Wednesday, March 25, 2009
UW-Madison Chancellor Carolyn "Biddy" Martin’s Madison Initiative for Undergraduates, pitched as a way to improve both the quality and affordability of undergraduate education, is a deceptively appealing policy. On its face, it appears to be an efficient way to increase UW’s resources while decreasing inequities in access. It does this by taking a substantial step towards a “high-tuition/high aid” model that asks middle and upper-income students and families to pay more of the University’s costs.

In practice, this policy sacrifices equity for excellence, and puts one of the nation’s premier public flagship campuses in jeopardy. Make no mistake: it passes the burden of funding public higher education onto the shoulders of working families and students—in the midst of a financial crisis. While purporting to “hold harmless” lower-income students with increases in financial aid, it employs a poorly justified income cutoff that will make successful implementation near impossible. By raising the sticker price in the midst of a recession it is likely to have trickle down effects that effectively steer the low-income students elsewhere, while increasing the resource disparities between Madison and other System campuses. In effect, this initiative will make UW-Madison both more desirable and less accessible.
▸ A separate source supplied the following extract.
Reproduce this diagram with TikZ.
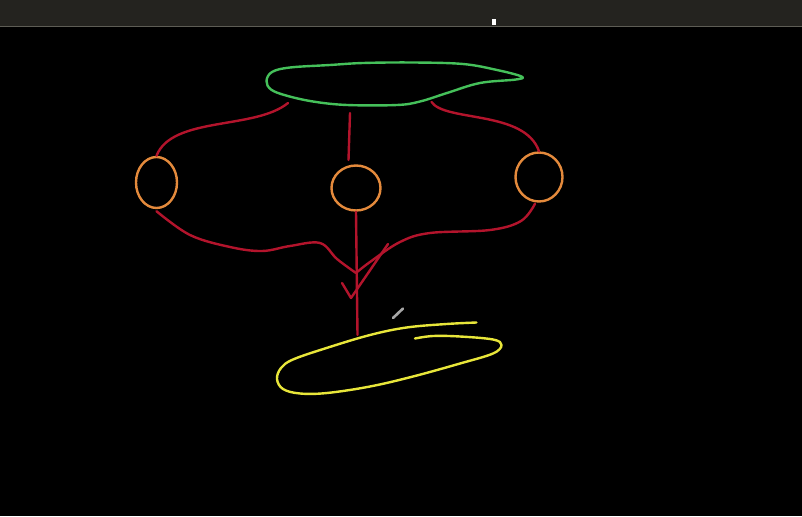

To demonstrate her sincere commitment to UW’s undergraduates, Chancellor Martin should move quickly to ensure that all consequences of her proposal—intended and unintended—will be carefully measured and considered. Under President Obama’s leadership the nation has moved toward an era of greater transparency, accountability, and data-driven decision-making. Part of Martin’s commitment to undergraduates should be to do the same.